Graph: power(W) x time(weeks).
Windows Size: 5
Prediction Size: 1
Neurons in the first Layer: 10
I'm using the weeks to be predicted as inputs (as well as the powers itselves), and they are converted as binary numbers, from 1 to 52 and then repeating (since a year has 52 weeks). So, for this example I have 5 inputs (the previous powers) + 6 inputs (the week to be predicted as a binary number).
Also, I would like to emphasize that, when I test the neural network, I don't feed it with real data, just with the predicted data.
Here are some examples of weird prediction:
Blue points: real training data.
Black points: real test data.
Red line: training curve.
Green line: test curve.
Windows Size: 5
Prediction Size: 1

Windows Size: 10
Prediction Size: 3

Windows Size: 10
Prediction Size: 3

Windows Size: 15
Prediction Size: 5

With another data base, the test curve sometimes starts to increase and descrease periodically.
Then I have tried to use the difference as input, instead of the input itself.

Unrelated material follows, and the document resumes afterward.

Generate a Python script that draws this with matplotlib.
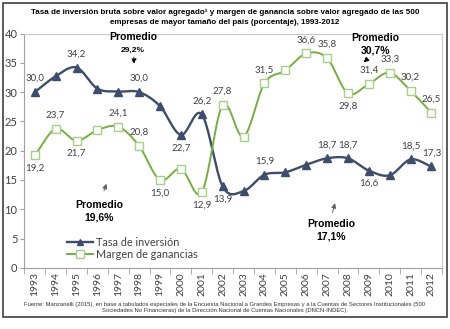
import numpy as np
import matplotlib.pyplot as plt
from matplotlib.patches import Rectangle

years = [str(y) for y in range(1993, 2013)]
tasa = [30.0, 32.7, 34.2, 30.6, 30.1, 30.0, 27.6, 22.7, 26.2, 13.9,
        13.1, 15.9, 16.3, 17.6, 18.7, 18.7, 16.6, 15.8, 18.5, 17.3]
margen = [19.2, 23.7, 21.7, 23.5, 24.1, 20.8, 15.0, 16.9, 12.9, 27.8,
          22.4, 31.5, 33.7, 36.6, 35.8, 29.8, 31.4, 33.3, 30.2, 26.5]

# which points carry a value label, and where (above / below)
tasa_labels = {0: 'a', 2: 'a', 5: 'a', 7: 'b', 8: 'a', 9: 'b', 11: 'a',
               14: 'a', 15: 'a', 16: 'b', 18: 'a', 19: 'a'}
margen_labels = {0: 'b', 1: 'a', 2: 'b', 4: 'a', 5: 'a', 6: 'b', 8: 'b',
                 9: 'a', 11: 'a', 13: 'a', 14: 'a', 15: 'b', 16: 'a',
                 17: 'a', 18: 'a', 19: 'a'}

BLUE = '#3d4d6b'
GREEN = '#77ad45'
LIGHT_GREEN = '#a8cf8a'
TXT = '#404040'
SANS = 'Liberation Sans'
NUM = 'Lato'


def smooth(x, y, n=20):
    # Catmull-Rom curve through the points (similar to Excel's smoothed line)
    x = np.asarray(x, float)
    y = np.asarray(y, float)
    px = np.concatenate([[2 * x[0] - x[1]], x, [2 * x[-1] - x[-2]]])
    py = np.concatenate([[2 * y[0] - y[1]], y, [2 * y[-1] - y[-2]]])
    xs, ys = [], []
    t = np.linspace(0, 1, n, endpoint=False)
    for i in range(1, len(px) - 2):
        for p, out in ((px, xs), (py, ys)):
            p0, p1, p2, p3 = p[i - 1], p[i], p[i + 1], p[i + 2]
            m1 = (p2 - p0) / 2
            m2 = (p3 - p1) / 2
            h00 = 2 * t**3 - 3 * t**2 + 1
            h10 = t**3 - 2 * t**2 + t
            h01 = -2 * t**3 + 3 * t**2
            h11 = t**3 - t**2
            out.extend(h00 * p1 + h10 * m1 + h01 * p2 + h11 * m2)
    xs.append(x[-1])
    ys.append(y[-1])
    return np.array(xs), np.array(ys)


fig = plt.figure(figsize=(4.5, 3.29), dpi=100)
fig.patches.append(Rectangle((0.007, 0.036), 0.986, 0.956, transform=fig.transFigure,
                             fill=False, edgecolor='#404040', linewidth=1.2))

ax = fig.add_axes([0.054, 0.186, 0.928, 0.712])
x = np.arange(len(years))

sx, sy = smooth(x, tasa)
ax.plot(sx, sy, color=BLUE, linewidth=1.7, zorder=3)
ax.plot(x, tasa, linestyle='none', marker='^', markersize=5.5, color=BLUE, zorder=4)

sx, sy = smooth(x, margen)
ax.plot(sx, sy, color=GREEN, linewidth=1.4, zorder=3)
ax.plot(x, margen, linestyle='none', marker='s', markersize=6, markerfacecolor='white',
        markeredgecolor=LIGHT_GREEN, markeredgewidth=1.0, zorder=4)

for vals, labels in ((tasa, tasa_labels), (margen, margen_labels)):
    for i, pos in labels.items():
        dy = 2.3 if pos == 'a' else -2.2
        ax.text(i, vals[i] + dy, f'{vals[i]:.1f}'.replace('.', ','), ha='center',
                va='center', fontsize=7, color=TXT, family=NUM, zorder=5)

# promedios
bold = dict(ha='center', va='center', fontsize=7.5, fontweight='bold', family=SANS)
ax.text(4.7, 39.4, 'Promedio', **bold)
ax.text(4.7, 37.2, '29,2%', ha='center', va='center', fontsize=6, fontweight='bold',
        family=SANS)
ax.annotate('', xy=(4.75, 34.3), xytext=(4.75, 36.4),
            arrowprops=dict(arrowstyle='-|>', linestyle=':', color='black', lw=0.8,
                            mutation_scale=7))
ax.text(16.3, 39.2, 'Promedio', **bold)
ax.text(16.3, 37.15, '30,7%', **bold)
ax.annotate('', xy=(15.75, 35.1), xytext=(15.95, 35.7),
            arrowprops=dict(arrowstyle='-|>', color='black', lw=0.8, mutation_scale=7))
ax.text(3.1, 10.8, 'Promedio', **bold)
ax.text(3.1, 8.6, '19,6%', **bold)
ax.annotate('', xy=(3.48, 14.8), xytext=(3.27, 12.7),
            arrowprops=dict(arrowstyle='-|>', color='#606060', lw=0.7, mutation_scale=7))
ax.text(14.2, 7.5, 'Promedio', **bold)
ax.text(14.2, 5.4, '17,1%', **bold)
ax.annotate('', xy=(14.42, 11.5), xytext=(14.22, 9.0),
            arrowprops=dict(arrowstyle='-|>', color='#606060', lw=0.7, mutation_scale=7))

# legend drawn with proxy handles
h1, = ax.plot([], [], color=BLUE, marker='^', markersize=5, linewidth=1.7)
h2, = ax.plot([], [], color=GREEN, marker='s', markersize=5.5, markerfacecolor='white',
              markeredgecolor=LIGHT_GREEN, linewidth=1.4)
leg = ax.legend([h1, h2], ['Tasa de inversión', 'Margen de ganancias'],
                loc='lower left', bbox_to_anchor=(0.085, 0.0), frameon=False,
                prop=dict(family=NUM, size=7.8), handlelength=2.4, handletextpad=0.2,
                labelspacing=0.1, borderpad=0.2)
for t in leg.get_texts():
    t.set_color(TXT)

ax.set_xlim(-0.5, len(years) - 0.5)
ax.set_ylim(0, 40)
ax.set_yticks(range(0, 41, 5))
ax.set_xticks(x)
ax.set_xticklabels(years, rotation=90, fontsize=7.5, color=TXT, family=NUM)
ax.set_xticks(np.arange(-0.5, len(years), 1), minor=True)
ax.tick_params(axis='x', which='major', length=0, pad=3)
ax.tick_params(axis='x', which='minor', length=4, color='#a0a0a0')
ax.tick_params(axis='y', labelsize=8, length=3, color='#a0a0a0', labelcolor=TXT, pad=2)
for lab in ax.get_yticklabels():
    lab.set_family(NUM)
for side in ('top', 'right'):
    ax.spines[side].set_color('#c8c8c8')
    ax.spines[side].set_linewidth(0.8)
for side in ('left', 'bottom'):
    ax.spines[side].set_color('#a0a0a0')
    ax.spines[side].set_linewidth(0.8)

fig.text(0.5, 0.963, 'Tasa de inversión bruta sobre valor agregado\u00b9 y margen de ganancia sobre valor agregado de las 500',
         ha='center', va='center', fontsize=5.75, fontweight='bold', family=SANS)
fig.text(0.5, 0.932, 'empresas de mayor tamaño del país (porcentaje), 1993-2012',
         ha='center', va='center', fontsize=5.75, fontweight='bold', family=SANS)

fig.text(0.5, 0.073, 'Fuente: Manzanelli (2015), en base a tabulados especiales de la Encuesta Nacional a Grandes Empresas y a la Cuentas de Sectores Institucionales (500',
         ha='center', va='center', fontsize=4.2, color='#333333', family=SANS)
fig.text(0.5, 0.055, 'Sociedades No Financieras) de la Dirección Nacional de Cuentas Nacionales (DNCN-INDEC).',
         ha='center', va='center', fontsize=4.2, color='#333333', family=SANS)

fig.savefig('out.png', dpi=100)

The result was better, but was not always good, sometimes it decreased, sometimes it incresead and apparently it was random.
Windows Size: 5
Prediction Size: 1
(Difference)

Windows Size: 5
Prediction Size: 1
(Converted)

Windows Size: 5
Prediction Size: 1
(Converted)

Another trying was changing the algorithm to resilient backpropagation, but I don't have any knowledge about it. Is it better? It improved the learning of the neural network, and it was faster, but it still showed some random results, some good, some bad.
Does anyone have any idea why is this happening? How can I avoid it? Would it be just a configuration problem? Or overfitting?
I am accepting any help, even totally different ideas to improve the prediction.